A recente edição portuguesa de ‘Viagem a Pé’, pela Tinta da China, é uma oportunidade de ouro para revisitar um dos nomes maiores da literatura catalã, Josep Pla (1897-1981), escritor prolífico e cronista perspicaz, conhecido pela sua capacidade em capturar o quotidiano com uma prosa simples, mas profundamente poética. Por isso mesmo, e pela quantidade assinalável de obras neste género, é considerado um dos mestres europeus da literatura de viagem.

Esta obra em concreto, que inicialmente se diluía no vasto universo de textos deste autor, foi publicada apenas em 1949, e mais do que um relato de itinerância, é um exercício de contemplação.

‘Viagem a Pé’ reporta ao passado do autor, abordando uma caminhada do jovem Pla, ainda estudante de Direito, pelas paisagens da Baixa Empordà, sua terra natal.
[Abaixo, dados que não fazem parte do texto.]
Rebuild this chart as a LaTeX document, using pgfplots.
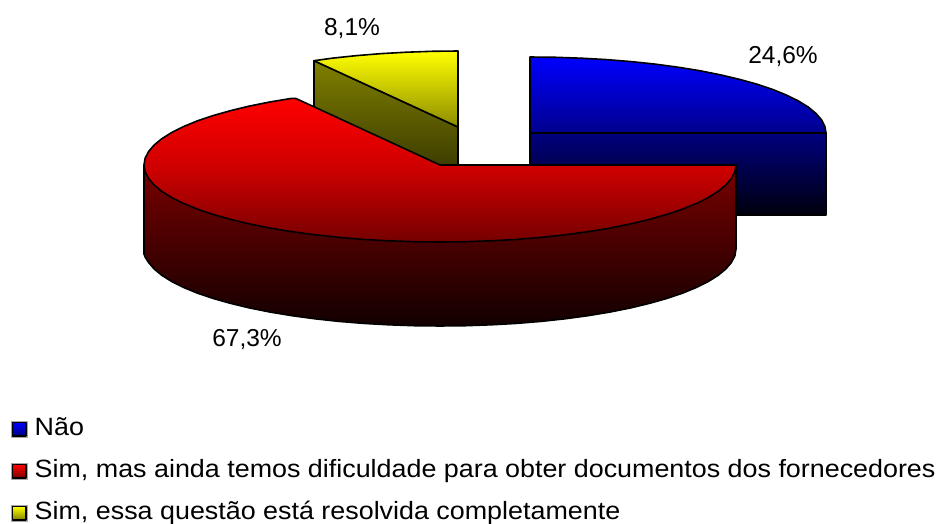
\documentclass[border=0pt]{standalone}
\usepackage{graphicx}
\usepackage{pgfplots}
\pgfplotsset{compat=1.18}
\usepackage{fontspec}
\setmainfont{Liberation Sans}
\definecolor{redtop}{rgb}{1,0,0}
\definecolor{redbot}{rgb}{0.46,0,0}
\definecolor{redmid}{rgb}{0.80,0,0}
\definecolor{rwtop}{rgb}{0.48,0,0}
\definecolor{rwbot}{rgb}{0.07,0,0}
\definecolor{bluetop}{rgb}{0,0,1}
\definecolor{bluebot}{rgb}{0,0,0.55}
\definecolor{bwtop}{rgb}{0,0,0.50}
\definecolor{bwbot}{rgb}{0,0,0.05}
\definecolor{yeltop}{rgb}{1,1,0}
\definecolor{yelbot}{rgb}{0.55,0.55,0}
\definecolor{ywtop}{rgb}{0.50,0.50,0}
\definecolor{ywbot}{rgb}{0.13,0.13,0}
\newcommand{\leg}[1]{\scalebox{1.075}[1]{\fontsize{25}{28}\selectfont #1}}
\begin{document}
\begin{tikzpicture}
\path[use as bounding box] (0,0) rectangle (940pt,524pt);
\begin{axis}[
  at={(0,0)}, anchor=south west,
  scale only axis, width=940pt, height=524pt,
  xmin=0, xmax=940, ymin=0, ymax=524, y dir=reverse,
  hide axis, clip=false,
  every axis plot/.append style={no markers, line width=1.6pt, line join=round, draw=black}
]
% blue wall
\addplot[top color=bwtop, bottom color=bwbot] coordinates {(530,133) (826,133) (826,215) (530,215)} -- cycle;
% blue top
\addplot[top color=bluetop, bottom color=bluebot] coordinates {
(530,57) (555.8,57.3) (581.4,58.2) (606.6,59.6) (631.2,61.6) (655.1,64.1) (678,67.2) (699.8,70.7)
(720.3,74.8) (739.3,79.3) (756.7,84.1) (772.5,89.4) (786.3,95) (798.3,100.9) (808.2,107) (815.9,113.4)
(821.5,119.8) (824.9,126.4) (826,133) (530,133)} -- cycle;
% yellow wall
\addplot[top color=ywtop, bottom color=ywbot] coordinates {(314,60.7) (458,127) (458,211) (314,144.7)} -- cycle;
% yellow top
\addplot[top color=yeltop, bottom color=yelbot] coordinates {
(458,51) (432.2,51.3) (406.6,52.2) (381.4,53.6) (356.8,55.6) (332.9,58.1) (314,60.7) (458,127)} -- cycle;
% red wall
\addplot[top color=rwtop, bottom color=rwbot] coordinates {
(736,165) (736,249) (734.9,255.7) (731.5,262.4) (725.9,268.9) (718.2,275.3) (708.3,281.5) (696.3,287.5)
(682.5,293.2) (666.7,298.5) (649.3,303.4) (630.3,308) (609.8,312.1) (588,315.7) (565.1,318.8) (541.2,321.4)
(516.6,323.4) (491.4,324.8) (465.8,325.7) (440,326) (414.2,325.7) (388.6,324.8) (363.4,323.4) (338.8,321.4)
(314.9,318.8) (292,315.7) (270.2,312.1) (249.7,308) (230.7,303.4) (213.3,298.5) (197.5,293.2) (183.7,287.5)
(171.7,281.5) (161.8,275.3) (154.1,268.9) (148.5,262.4) (145.1,257) (144,254) (144,165)} -- cycle;
% red top
\addplot[top color=redtop, bottom color=redbot, middle color=redmid] coordinates {
(736,165) (734.9,171.7) (731.5,178.4) (725.9,184.9) (718.2,191.3) (708.3,197.5) (696.3,203.5) (682.5,209.2)
(666.7,214.5) (649.3,219.4) (630.3,224) (609.8,228.1) (588,231.7) (565.1,234.8) (541.2,237.4) (516.6,239.4)
(491.4,240.8) (465.8,241.7) (440,242) (414.2,241.7) (388.6,240.8) (363.4,239.4) (338.8,237.4) (314.9,234.8)
(292,231.7) (270.2,228.1) (249.7,224) (230.7,219.4) (213.3,214.5) (197.5,209.2) (183.7,203.5) (171.7,197.5)
(161.8,191.3) (154.1,184.9) (148.5,178.4) (145.1,171.7) (144,165) (145.1,158.3) (148.5,151.6) (154.1,145.1)
(161.8,138.7) (171.7,132.5) (183.7,126.5) (197.5,120.8) (213.3,115.5) (230.7,110.6) (249.7,106) (270.2,101.9)
(292,98.3) (296,98.5) (440,165)} -- cycle;
% legend keys
\addplot[draw=gray!70, line width=1pt, fill=white] coordinates {(11,421) (27.5,421) (27.5,437.5) (11,437.5)} -- cycle;
\addplot[top color=bluetop, bottom color=bwtop, line width=1.3pt] coordinates {(12.5,422.5) (26,422.5) (26,436) (12.5,436)} -- cycle;
\addplot[draw=gray!70, line width=1pt, fill=white] coordinates {(11,463) (27.5,463) (27.5,479.5) (11,479.5)} -- cycle;
\addplot[top color=redtop, bottom color=rwtop, line width=1.3pt] coordinates {(12.5,464.5) (26,464.5) (26,478) (12.5,478)} -- cycle;
\addplot[draw=gray!70, line width=1pt, fill=white] coordinates {(11,505) (27.5,505) (27.5,521.5) (11,521.5)} -- cycle;
\addplot[top color=yeltop, bottom color=ywtop, line width=1.3pt] coordinates {(12.5,506.5) (26,506.5) (26,520) (12.5,520)} -- cycle;
% labels
\node[anchor=base,font=\fontsize{24.5}{28}\selectfont] at (axis cs:352,36) {8,1\%};
\node[anchor=base,font=\fontsize{24.5}{28}\selectfont] at (axis cs:783,64) {24,6\%};
\node[anchor=base,font=\fontsize{24.5}{28}\selectfont] at (axis cs:247,346) {67,3\%};
\node[anchor=base west,inner sep=0pt] at (axis cs:34.5,435) {\leg{Não}};
\node[anchor=base west,inner sep=0pt] at (axis cs:34.5,477) {\leg{Sim, mas ainda temos dificuldade para obter documentos dos fornecedores}};
\node[anchor=base west,inner sep=0pt] at (axis cs:34.5,519) {\leg{Sim, essa questão está resolvida completamente}};
\end{axis}
\end{tikzpicture}
\end{document}
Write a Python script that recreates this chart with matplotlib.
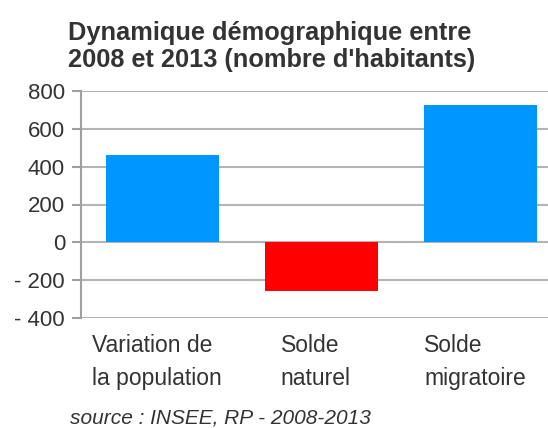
import matplotlib
matplotlib.use("Agg")
import matplotlib.pyplot as plt
from matplotlib.ticker import FuncFormatter
import matplotlib.transforms as mtransforms

categories = ["Variation de\nla population", "Solde\nnaturel", "Solde\nmigratoire"]
values = [462, -255, 725]
colors = ["#0096FF", "#FF0000", "#0096FF"]
yticks = [-400, -200, 0, 200, 400, 600, 800]
title_lines = ["Dynamique démographique entre", "2008 et 2013 (nombre d'habitants)"]
source = "source : INSEE, RP - 2008-2013"

plt.rcParams['font.family'] = ['Liberation Sans', 'DejaVu Sans']

W, H = 548, 428
fig = plt.figure(figsize=(W / 100, H / 100), dpi=100)
ax = fig.add_axes([81 / W, (H - 318.3) / H, 477 / W, (318.3 - 90.7) / H])

x = list(range(len(categories)))
ax.bar(x, values, width=0.71, color=colors, zorder=3)
ax.set_xlim(-0.515, 2.485)
ax.set_ylim(-400, 800)
ax.set_yticks(yticks)
ax.yaxis.set_major_formatter(FuncFormatter(lambda v, p: f"- {abs(int(v))}" if v < 0 else f"{int(v)}"))
ax.grid(axis='y', color='#b4b4b4', linewidth=1.5, zorder=0)
for s in ['top', 'right', 'bottom']:
    ax.spines[s].set_visible(False)
ax.spines['left'].set_color('#a0a0a0')
ax.spines['left'].set_linewidth(1.5)
ax.tick_params(axis='y', length=6.5, width=1.5, color='#a0a0a0', labelsize=16,
               labelcolor='#333333', pad=5)
ax.set_xticks(x)
ax.set_xticklabels(categories, fontsize=16.5, color='#333333', multialignment='left',
                   linespacing=1.6)
ax.tick_params(axis='x', length=0, pad=11)
offset = mtransforms.ScaledTranslation(-6 / 100, 0, fig.dpi_scale_trans)
for lbl in ax.get_xticklabels():
    lbl.set_transform(lbl.get_transform() + offset)

fig.text(68 / W, 1 - 40 / H, title_lines[0], ha='left', va='baseline',
         fontsize=18.3, fontweight='bold', color='#333333')
fig.text(68 / W, 1 - 66.5 / H, title_lines[1], ha='left', va='baseline',
         fontsize=18.3, fontweight='bold', color='#333333')
fig.text(70 / W, 1 - 423 / H, source, ha='left', va='baseline',
         fontsize=15, style='italic', color='#333333')

fig.savefig("out.png", dpi=100)
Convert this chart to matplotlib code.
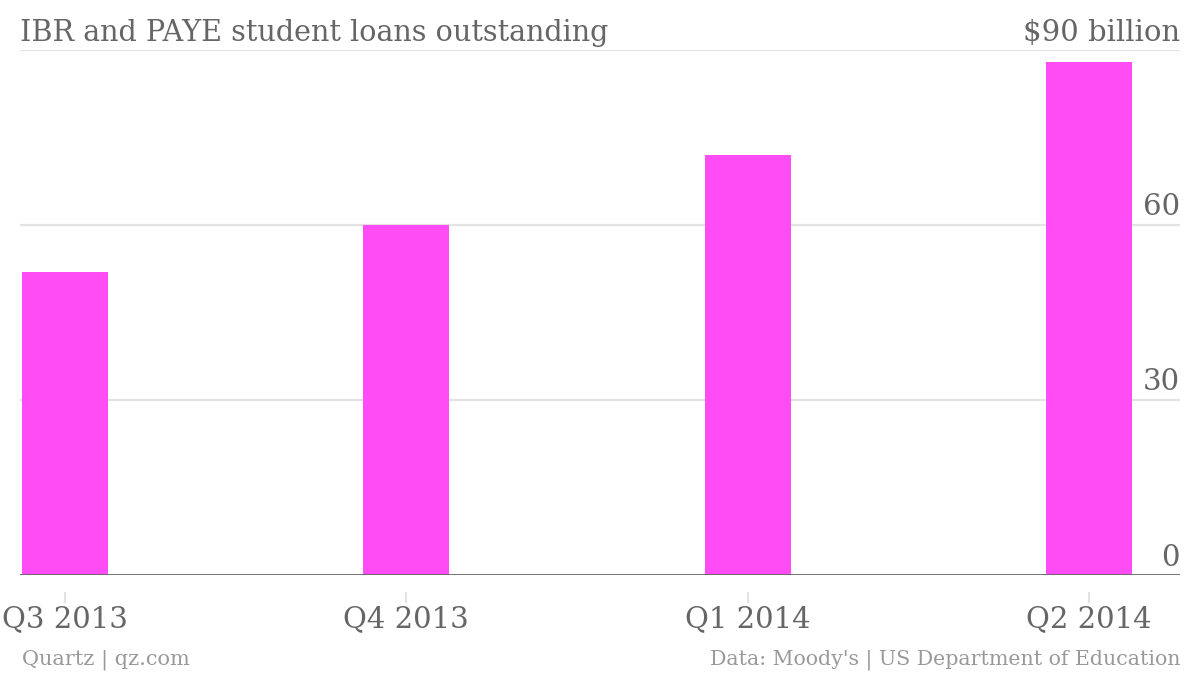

A Catalunha rural dos anos 1910, com as suas quintas, aldeias e gentes simples, é o pano de fundo da sua narrativa, num período de tensões políticas em Espanha, mas também de relativa estagnação económica em regiões rurais. Contudo, na viagem de Pla, não há espaço para discursos épicos sobre nações ou progresso; há apenas a terra, o céu, o vento e conversa

No contexto da literatura de viagem, ‘Viagem a Pé’ não segue os moldes do aventureirismo em busca de espectáculo ou surpresas. Não há destinos exóticos nem episódios grandiosos. É, antes, um registo íntimo e descontraído, onde o acto de caminhar é uma forma de introspecção e de ligação à terra. Aliás, Pla tenta recuperar uma tradição literária que remonta ao filósofo Jean-Jacques Rousseau ou ao escritor Robert Louis Stevenson, para quem a caminhada não seria apenas um meio de locomoção, mas um exercício filosófico.

Nesta breve narrativa, Josep Pla oferece-nos assim uma janela para a paisagem catalã e, sobretudo, para os seus habitantes. O leitor caminha ao lado do narrador, sente o cheiro das pastagens, ouve o silêncio das estradas poeirentas e percebe a dureza (e beleza) de uma vida simples. As descrições são feitas num estilo curto mas preciso, através de uma prosa despretensiosa que, por vezes, se assemelha a um diário. A obra destaca-se sobretudo pela capacidade de transformar o vulgar em arte, e por oferecer uma experiência literária onde o ritmo da leitura se confunde com o compasso da caminhada.